Legionella and Legionnaires disease
What is legionella?
Legionellosis is a collective term for diseases caused by legionella bacteria including the most serious, Legionnaires’ disease. Legionnaires’ disease is a potentially fatal form of pneumonia and everyone is susceptible to infection. The risk increases with age but there are some people who are at a higher risk including:
- People aged 45 and over
- Heavy drinkers and smokers
- People suffering with chronic respiratory or kidney disease
- People suffering with diabetes, lung and heart disease
- Anyone with an impaired immune system
Where does it come from?
Legionella bacteria is widespread in natural water sources such as rivers, lakes and reservoirs. It is very rare the conditions are right for people to catch the disease from these sources. Outbreaks of the illness occur from exposure to legionella growing in purpose-built systems where water is maintained at a temperature high enough to encourage growth. Examples include cooling towers, evaporative condensers, hot and cold water systems and spa pools.
How do people get it?
Legionella is contracted by inhaling small droplets of water, suspended in the air, which contains the bacteria. There is an increased risk of legionella in your water system under certain conditions, i.e. if:
- the water has a temperature between 20 and 45 degrees Celsius
- breathable water droplets can be created and dispersed, e.g. aerosol created by cooling tower, or water outlets
- it stores and/or re-circulates water
- the water is likely to contain a source of nutrients for the organisms to grow, e.g sludge, rust, scale, organic matter and biofilms.

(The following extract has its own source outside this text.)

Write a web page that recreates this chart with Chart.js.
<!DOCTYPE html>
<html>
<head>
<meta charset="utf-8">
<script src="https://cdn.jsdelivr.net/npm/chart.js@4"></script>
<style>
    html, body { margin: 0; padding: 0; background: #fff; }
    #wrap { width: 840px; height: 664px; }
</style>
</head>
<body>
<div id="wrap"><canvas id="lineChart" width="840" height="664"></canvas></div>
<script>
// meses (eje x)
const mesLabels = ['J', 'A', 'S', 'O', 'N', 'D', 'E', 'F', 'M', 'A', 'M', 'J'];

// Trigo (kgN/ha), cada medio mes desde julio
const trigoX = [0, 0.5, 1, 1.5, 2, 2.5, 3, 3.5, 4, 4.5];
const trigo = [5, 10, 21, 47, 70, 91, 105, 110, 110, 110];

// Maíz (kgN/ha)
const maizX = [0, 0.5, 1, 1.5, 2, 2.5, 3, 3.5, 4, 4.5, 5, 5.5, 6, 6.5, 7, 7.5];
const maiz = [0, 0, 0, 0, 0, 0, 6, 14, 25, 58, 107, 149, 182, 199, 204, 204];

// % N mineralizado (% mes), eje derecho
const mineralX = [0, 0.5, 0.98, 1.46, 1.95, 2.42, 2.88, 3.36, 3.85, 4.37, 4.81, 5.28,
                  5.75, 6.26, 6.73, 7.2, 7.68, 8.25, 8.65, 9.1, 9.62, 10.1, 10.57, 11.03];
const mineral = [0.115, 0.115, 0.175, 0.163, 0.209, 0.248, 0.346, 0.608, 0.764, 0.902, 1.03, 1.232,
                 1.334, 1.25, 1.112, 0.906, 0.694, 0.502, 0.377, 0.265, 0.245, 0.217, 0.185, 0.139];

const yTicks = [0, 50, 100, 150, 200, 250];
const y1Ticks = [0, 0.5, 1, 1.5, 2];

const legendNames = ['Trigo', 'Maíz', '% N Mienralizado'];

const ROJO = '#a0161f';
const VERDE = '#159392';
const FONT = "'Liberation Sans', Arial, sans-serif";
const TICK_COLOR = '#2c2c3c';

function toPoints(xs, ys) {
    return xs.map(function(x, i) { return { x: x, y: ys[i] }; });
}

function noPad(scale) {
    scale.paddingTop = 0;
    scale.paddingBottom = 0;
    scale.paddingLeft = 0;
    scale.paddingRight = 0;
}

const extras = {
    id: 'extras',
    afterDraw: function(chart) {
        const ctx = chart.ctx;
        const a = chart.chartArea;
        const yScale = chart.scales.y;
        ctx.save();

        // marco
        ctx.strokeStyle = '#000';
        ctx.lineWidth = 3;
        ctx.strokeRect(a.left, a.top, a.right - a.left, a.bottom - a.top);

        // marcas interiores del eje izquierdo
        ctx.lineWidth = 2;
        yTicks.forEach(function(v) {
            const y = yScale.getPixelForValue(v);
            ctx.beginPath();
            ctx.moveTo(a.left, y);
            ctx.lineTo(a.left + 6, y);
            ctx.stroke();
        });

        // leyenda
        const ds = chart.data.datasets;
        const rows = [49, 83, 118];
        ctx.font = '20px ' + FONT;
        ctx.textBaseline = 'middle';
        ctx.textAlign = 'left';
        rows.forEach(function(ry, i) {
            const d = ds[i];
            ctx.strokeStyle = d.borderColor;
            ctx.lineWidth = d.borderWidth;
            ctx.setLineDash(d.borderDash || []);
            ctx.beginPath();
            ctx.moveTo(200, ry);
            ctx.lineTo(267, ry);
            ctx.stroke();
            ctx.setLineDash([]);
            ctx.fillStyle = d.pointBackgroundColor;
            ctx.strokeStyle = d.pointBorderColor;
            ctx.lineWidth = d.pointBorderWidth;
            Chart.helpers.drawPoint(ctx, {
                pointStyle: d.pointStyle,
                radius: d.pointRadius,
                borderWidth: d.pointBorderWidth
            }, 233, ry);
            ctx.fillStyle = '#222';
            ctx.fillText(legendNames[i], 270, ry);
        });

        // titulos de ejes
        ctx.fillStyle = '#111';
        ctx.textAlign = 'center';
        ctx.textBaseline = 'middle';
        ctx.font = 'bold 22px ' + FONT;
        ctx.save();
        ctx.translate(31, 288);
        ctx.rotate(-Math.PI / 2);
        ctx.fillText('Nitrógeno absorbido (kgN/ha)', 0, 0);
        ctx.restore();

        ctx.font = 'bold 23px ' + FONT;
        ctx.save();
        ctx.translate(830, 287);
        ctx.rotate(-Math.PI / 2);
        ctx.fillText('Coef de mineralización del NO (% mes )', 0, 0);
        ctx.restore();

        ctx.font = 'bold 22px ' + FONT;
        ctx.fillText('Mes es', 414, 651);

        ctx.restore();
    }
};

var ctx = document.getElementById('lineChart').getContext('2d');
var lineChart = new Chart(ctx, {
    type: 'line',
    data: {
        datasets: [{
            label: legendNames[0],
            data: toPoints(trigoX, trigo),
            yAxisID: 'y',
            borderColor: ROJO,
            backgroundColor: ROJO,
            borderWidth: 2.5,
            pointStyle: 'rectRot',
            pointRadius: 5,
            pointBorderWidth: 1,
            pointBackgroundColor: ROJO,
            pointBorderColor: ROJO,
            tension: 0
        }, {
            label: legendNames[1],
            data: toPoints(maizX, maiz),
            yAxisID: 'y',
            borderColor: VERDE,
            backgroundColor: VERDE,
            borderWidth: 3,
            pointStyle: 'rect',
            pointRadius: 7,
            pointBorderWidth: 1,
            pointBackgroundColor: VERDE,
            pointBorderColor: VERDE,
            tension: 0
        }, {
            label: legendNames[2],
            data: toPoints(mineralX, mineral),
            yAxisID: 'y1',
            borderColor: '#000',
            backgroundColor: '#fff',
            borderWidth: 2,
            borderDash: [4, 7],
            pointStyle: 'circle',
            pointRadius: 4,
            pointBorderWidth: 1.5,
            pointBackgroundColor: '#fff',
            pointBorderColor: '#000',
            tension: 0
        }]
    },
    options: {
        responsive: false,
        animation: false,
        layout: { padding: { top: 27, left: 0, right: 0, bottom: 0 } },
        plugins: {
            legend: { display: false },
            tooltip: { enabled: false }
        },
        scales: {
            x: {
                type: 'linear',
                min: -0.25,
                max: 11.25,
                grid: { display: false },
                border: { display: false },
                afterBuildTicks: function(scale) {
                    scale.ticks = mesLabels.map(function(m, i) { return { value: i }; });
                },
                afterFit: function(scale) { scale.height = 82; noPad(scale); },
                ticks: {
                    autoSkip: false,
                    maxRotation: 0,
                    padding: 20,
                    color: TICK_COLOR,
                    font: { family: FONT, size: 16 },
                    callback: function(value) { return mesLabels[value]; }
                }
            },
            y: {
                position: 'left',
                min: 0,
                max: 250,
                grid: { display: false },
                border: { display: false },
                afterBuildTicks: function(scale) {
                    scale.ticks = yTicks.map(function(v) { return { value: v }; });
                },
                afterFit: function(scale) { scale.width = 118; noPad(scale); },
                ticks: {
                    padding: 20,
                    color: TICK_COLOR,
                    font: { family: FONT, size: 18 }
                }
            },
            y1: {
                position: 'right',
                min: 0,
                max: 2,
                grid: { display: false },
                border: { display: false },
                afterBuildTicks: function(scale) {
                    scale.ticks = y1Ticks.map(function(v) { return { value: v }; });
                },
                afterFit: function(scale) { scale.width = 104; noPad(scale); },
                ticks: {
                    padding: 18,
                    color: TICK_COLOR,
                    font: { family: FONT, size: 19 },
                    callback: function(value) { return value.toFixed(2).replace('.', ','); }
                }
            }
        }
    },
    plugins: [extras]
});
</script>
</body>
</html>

There are also a number of other potential risk systems that can pose a risk of exposure to legionella, e.g. air washers, emergency showers, humidifiers, indoor ornamental fountains, etc.

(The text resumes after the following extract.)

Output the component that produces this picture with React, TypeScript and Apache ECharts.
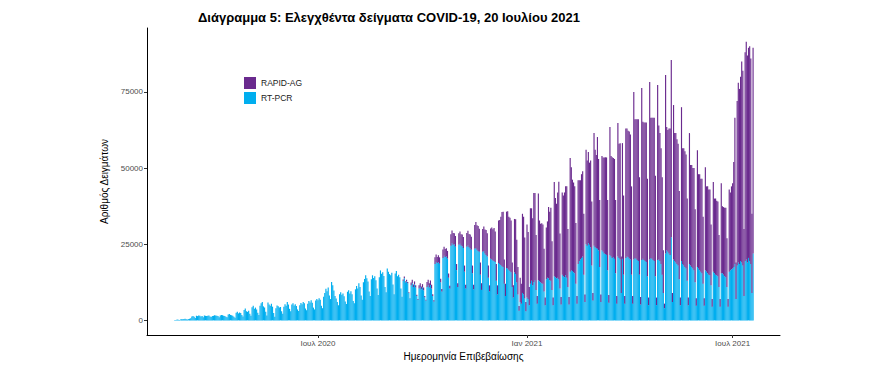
import { useEffect, useRef } from "react";
import * as echarts from "echarts";

// first day of the series: 26 Feb 2020 (Wednesday); one line per week (Mon..Sun)
const startYear = 2020;
const startMonth = 1; // February (0-based)
const startDay = 26;

const pcr: number[] = [
  100, 150, 250, 200, 150,
  300, 400, 350, 450, 500, 400, 250,
  400, 500, 700, 1300, 1400, 1200, 800,
  1500, 1400, 1600, 1500, 1300, 1400, 1000,
  1600, 1500, 1400, 1500, 1600, 1300, 1100,
  1400, 1500, 1700, 1600, 1500, 1400, 1000,
  1600, 1800, 1700, 1500, 1400, 1200, 1000,
  1900, 2100, 1800, 1700, 1500, 1200, 900,
  2500, 2800, 2300, 2600, 2400, 1800, 1300,
  3400, 3900, 3000, 2800, 3200, 2200, 1500,
  4300, 4800, 3800, 4200, 3600, 2500, 1800,
  4800, 5600, 6000, 4600, 4200, 2800, 1600,
  5900, 5200, 4800, 5500, 4500, 2400, 1200,
  4000, 4900, 4600, 4200, 4400, 3000, 2200,
  4500, 5300, 4800, 6000, 5200, 3800, 3000,
  5200, 5600, 4900, 5300, 4700, 3600, 3100,
  5000, 5700, 5300, 6000, 5600, 3900, 3300,
  5500, 6400, 5900, 6600, 5800, 4200, 3600,
  6500, 7000, 6600, 7300, 6800, 4800, 4000,
  7800, 9000, 10400, 9600, 10800, 8200, 7000,
  12600, 11500, 9800, 8000, 7200, 6000, 5000,
  8600, 9200, 8400, 8800, 7900, 6200, 5400,
  9400, 9900, 8800, 9600, 8600, 6400, 5600,
  10200, 11300, 10500, 12200, 11000, 8200, 6800,
  12500, 13600, 14800, 13800, 12800, 9500, 8000,
  13500, 14800, 13900, 14500, 13200, 10500, 8300,
  14200, 16400, 15300, 15800, 14600, 11000, 9200,
  17000, 16000, 15200, 14800, 15600, 11800, 8600,
  15400, 16200, 14500, 15000, 14200, 10500, 7800,
  13000, 13800, 12500, 12800, 12200, 9000, 7200,
  11500, 12200, 11000, 11800, 10800, 8000, 6800,
  10500, 11000, 10200, 10800, 9900, 7600, 6500,
  11000, 11500, 10800, 11600, 10500, 8000, 6200,
  18500, 19200, 18800, 19100, 18600, 12500, 9500,
  20500, 21200, 20800, 21000, 20300, 14000, 10500,
  24500, 25300, 24800, 25000, 24200, 16500, 11000,
  24800, 25200, 24600, 24300, 23800, 16000, 10500,
  24200, 24600, 24000, 23600, 23200, 15500, 10200,
  23500, 23800, 23200, 22800, 22500, 15000, 10000,
  22500, 22800, 22000, 21500, 21000, 14000, 9500,
  20200, 20000, 19700, 19500, 19200, 13000, 8500,
  18800, 18500, 18200, 17800, 17500, 12000, 8000,
  17200, 17000, 16600, 16200, 15800, 11000, 7500,
  15800, 15200, 12500, 8500, 3200, 6000, 5500,
  9000, 8500, 7200, 3000, 7500, 7000, 5000,
  12000, 13000, 11500, 12500, 13200, 10000, 5500,
  13200, 12800, 12500, 12200, 12000, 9500, 5000,
  13500, 14000, 13800, 13200, 13000, 10000, 5000,
  14500, 14200, 13800, 14000, 13500, 10500, 5200,
  15000, 14500, 14200, 14800, 14000, 11000, 5200,
  16000, 16500, 16200, 15800, 15500, 12000, 5500,
  18500, 19500, 20000, 20500, 21000, 15000, 6000,
  25000, 24500, 25300, 24800, 24000, 18000, 6500,
  24500, 24000, 23800, 23500, 23000, 17500, 6000,
  23000, 22500, 22000, 21800, 21500, 16500, 5800,
  21500, 21000, 20500, 20800, 20200, 15500, 5500,
  21000, 20500, 20000, 9000, 20200, 15000, 5500,
  20500, 21000, 20800, 20300, 20000, 15000, 5500,
  20000, 20500, 20200, 19800, 19500, 15000, 5200,
  19800, 20200, 19800, 19500, 19200, 14500, 5000,
  20000, 20500, 20200, 19800, 19500, 14500, 5000,
  19800, 20000, 19500, 18500, 15000, 9000, 4000,
  22000, 23000, 22500, 22000, 21500, 27300, 6000,
  20000, 19500, 19000, 18500, 18000, 13500, 5000,
  19500, 18500, 18000, 17500, 17000, 13000, 5000,
  18500, 18000, 17500, 17000, 16500, 12500, 4800,
  17500, 17000, 16500, 16000, 15500, 12000, 4800,
  16500, 16000, 15500, 15000, 14800, 11500, 4500,
  16000, 15500, 15000, 14800, 14500, 11000, 4500,
  15500, 15500, 15000, 14500, 14200, 11000, 4500,
  16000, 16500, 16800, 17000, 17500, 18500, 7000,
  18000, 19000, 18500, 19500, 19000, 18000, 8000,
  19500, 20000, 19000, 20500, 19500, 18500, 9000,
  22000,
];

const rapid: number[] = [
  0, 0, 0, 0, 0,
  0, 0, 0, 0, 0, 0, 0,
  0, 0, 0, 0, 0, 0, 0,
  0, 0, 0, 0, 0, 0, 0,
  0, 0, 0, 0, 0, 0, 0,
  0, 0, 0, 0, 0, 0, 0,
  0, 0, 0, 0, 0, 0, 0,
  0, 0, 0, 0, 0, 0, 0,
  0, 0, 0, 0, 0, 0, 0,
  0, 0, 0, 0, 0, 0, 0,
  0, 0, 0, 0, 0, 0, 0,
  0, 0, 0, 0, 0, 0, 0,
  0, 0, 0, 0, 0, 0, 0,
  0, 0, 0, 0, 0, 0, 0,
  0, 0, 0, 0, 0, 0, 0,
  0, 0, 0, 0, 0, 0, 0,
  0, 0, 0, 0, 0, 0, 0,
  0, 0, 0, 0, 0, 0, 0,
  0, 0, 0, 0, 0, 0, 0,
  0, 0, 0, 0, 0, 0, 0,
  0, 0, 0, 0, 0, 0, 0,
  0, 0, 0, 0, 0, 0, 0,
  0, 0, 0, 0, 0, 0, 0,
  0, 0, 0, 0, 0, 0, 0,
  0, 0, 0, 0, 0, 0, 0,
  0, 0, 0, 0, 0, 0, 0,
  0, 0, 0, 0, 0, 0, 0,
  0, 0, 0, 0, 0, 0, 0,
  0, 0, 0, 0, 0, 0, 0,
  400, 600, 300, 500, 400, 200, 100,
  900, 1100, 800, 1000, 700, 400, 200,
  1000, 1200, 900, 1100, 900, 400, 300,
  1600, 1800, 1400, 1500, 1200, 600, 400,
  2200, 2400, 2000, 2300, 2100, 1200, 800,
  2800, 3000, 2600, 2700, 2500, 1400, 900,
  3800, 4200, 3900, 3600, 3500, 2000, 1200,
  3800, 4000, 3700, 3900, 3600, 2000, 1200,
  4500, 4800, 4400, 4600, 4300, 2500, 1500,
  7800, 8500, 8000, 8200, 7600, 4000, 2200,
  7500, 8000, 7800, 8200, 7600, 4000, 2000,
  10000, 10500, 10200, 10800, 10000, 5500, 3000,
  14000, 14500, 15800, 17800, 18200, 8000, 4000,
  18500, 18800, 17400, 17500, 17000, 8000, 4000,
  17500, 18000, 14000, 9000, 1500, 8000, 6500,
  26000, 25500, 20000, 3000, 24000, 22000, 6000,
  24800, 23800, 22000, 29300, 28600, 18000, 2500,
  28500, 20000, 19200, 19700, 19500, 14000, 2500,
  17000, 18500, 23400, 22500, 24000, 16000, 2500,
  30900, 26000, 24500, 28000, 32000, 18000, 2500,
  27000, 26500, 27800, 29200, 30000, 19000, 2500,
  37300, 33800, 30000, 29500, 28500, 20000, 2500,
  27500, 26500, 26000, 27500, 28000, 20000, 2500,
  31000, 28000, 30000, 27000, 28500, 21000, 2500,
  37000, 32000, 30500, 36700, 30000, 22000, 2500,
  31000, 31000, 31500, 31800, 32000, 23000, 2500,
  42000, 33000, 33100, 32500, 32800, 24000, 2500,
  43800, 37500, 38200, 12000, 38000, 26000, 2500,
  42500, 42000, 41500, 41700, 41000, 29000, 2500,
  55000, 45500, 45800, 46200, 46500, 32000, 2500,
  56500, 45000, 45200, 45500, 45800, 32000, 2500,
  58300, 46000, 46300, 46700, 47000, 33000, 2500,
  57500, 44000, 42000, 38000, 32000, 14000, 1500,
  58600, 40500, 40000, 41000, 41500, 58200, 3000,
  50700, 42000, 42500, 41000, 40000, 29000, 2500,
  50500, 38000, 38500, 38000, 37500, 27000, 2500,
  43000, 33000, 33500, 33000, 33500, 24000, 2500,
  38400, 31000, 31500, 30500, 31000, 22000, 2500,
  33800, 28000, 28500, 28000, 28200, 20000, 2500,
  29400, 24500, 25000, 24500, 24500, 17000, 2500,
  29500, 22000, 22200, 22500, 22800, 16000, 2500,
  27000, 25500, 27200, 28000, 34500, 48000, 12000,
  54000, 59000, 57500, 60500, 66000, 64000, 22000,
  68500, 71500, 68000, 69000, 70500, 67500, 26000,
  67500,
];

const seriesNames = ["RT-PCR", "RAPID-AG"];
const legendOrder = ["RAPID-AG", "RT-PCR"];
const yTicks = [0, 25000, 50000, 75000];
const xTickDates = [
  [2020, 6, 1],
  [2021, 0, 1],
  [2021, 6, 1],
];
const xTickLabels = ["Ιουλ 2020", "Ιαν 2021", "Ιουλ 2021"];

const titleText = "Διάγραμμα 5: Ελεγχθέντα δείγματα COVID-19, 20 Ιουλίου 2021";
const xName = "Ημερομηνία Επιβεβαίωσης";
const yName = "Αριθμός Δειγμάτων";

const BLUE = "#00AEEF";
const PURPLE = "#6A2A8E";
const FONT = "Liberation Sans, Arial, sans-serif";
const DAY = 86400000;

export default function App() {
  const ref = useRef<HTMLDivElement>(null);
  useEffect(() => {
    if (!ref.current) return;
    const chart = echarts.init(ref.current, undefined, { renderer: "svg" });
    const t0 = new Date(startYear, startMonth, startDay).getTime();
    const dayIndex = (t: number) => Math.round((t - t0) / DAY);
    const days = pcr.map((_, i) => dayIndex(new Date(startYear, startMonth, startDay + i).getTime()));
    const tickDays = xTickDates.map(([y, m, d]) => dayIndex(new Date(y, m, d).getTime()));
    const xMin = dayIndex(new Date(2020, 1, 1).getTime()) + 0.5;
    const xMax = dayIndex(new Date(2021, 7, 11).getTime()) + 0.7;
    // value first, day second, so that the stack is computed on the value dimension
    const pcrData = days.map((d, i) => [pcr[i], d]);
    const rapidData = days.map((d, i) => [rapid[i], d]);
    chart.setOption({
      animation: false,
      textStyle: { fontFamily: FONT },
      title: {
        text: titleText,
        left: 193,
        top: 6,
        textStyle: { fontSize: 13, fontWeight: "bold", color: "#000", fontFamily: FONT },
      },
      legend: {
        data: legendOrder,
        orient: "vertical",
        left: 239,
        top: 72,
        itemWidth: 12,
        itemHeight: 12,
        itemGap: 3,
        icon: "rect",
        textStyle: { fontSize: 8.5, color: "#1a1a1a", fontFamily: FONT },
      },
      grid: { left: 147, right: 99, top: 28, bottom: 49, containLabel: false },
      xAxis: {
        type: "value",
        min: xMin,
        max: xMax,
        name: xName,
        nameLocation: "middle",
        nameGap: 14,
        nameTextStyle: { fontSize: 10, color: "#000", fontFamily: FONT },
        axisLine: { show: true, onZero: false, lineStyle: { color: "#000", width: 1 } },
        axisTick: { show: true, length: 3, customValues: tickDays, lineStyle: { color: "#333" } },
        axisLabel: {
          customValues: tickDays,
          fontSize: 8,
          color: "#4D4D4D",
          margin: 4,
          formatter: (v: number) => {
            const idx = tickDays.findIndex((t) => Math.abs(t - v) < 0.5);
            return idx >= 0 ? xTickLabels[idx] : "";
          },
        },
        splitLine: { show: false },
      },
      yAxis: {
        type: "value",
        min: -4800,
        max: 96000,
        name: yName,
        nameLocation: "middle",
        nameGap: 26,
        nameTextStyle: { fontSize: 10, color: "#000", fontFamily: FONT },
        axisLine: { show: true, onZero: false, lineStyle: { color: "#000", width: 1 } },
        axisTick: { show: true, length: 3, customValues: yTicks, lineStyle: { color: "#333" } },
        axisLabel: {
          customValues: yTicks,
          fontSize: 8,
          color: "#4D4D4D",
          margin: 4,
          formatter: (v: number) => String(v),
        },
        splitLine: { show: false },
      },
      series: [
        {
          name: seriesNames[0],
          type: "bar",
          stack: "total",
          barWidth: 1.15,
          encode: { x: 1, y: 0 },
          itemStyle: { color: BLUE },
          data: pcrData,
        },
        {
          name: seriesNames[1],
          type: "bar",
          stack: "total",
          barWidth: 1.15,
          encode: { x: 1, y: 0 },
          itemStyle: { color: PURPLE },
          data: rapidData,
        },
      ],
    });
    return () => chart.dispose();
  }, []);
  return (
    <div
      ref={ref}
      style={{ position: "fixed", left: 0, top: 0, width: 879, height: 384, background: "#fff" }}
    />
  );
}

Who should be aware of the need to test for legionella?
If you are an employer, landlord or someone in control of a premises, you have a duty to understand and manage legionella risks. All systems require a risk assessment, although not all systems will require control measures. A risk assessment may show that the risk of legionella is low and if managed properly will comply with the law. In such cases, an assessment must be complete. You may not have to take further action but it is important to review the assessment regularly in case anything within the system changes.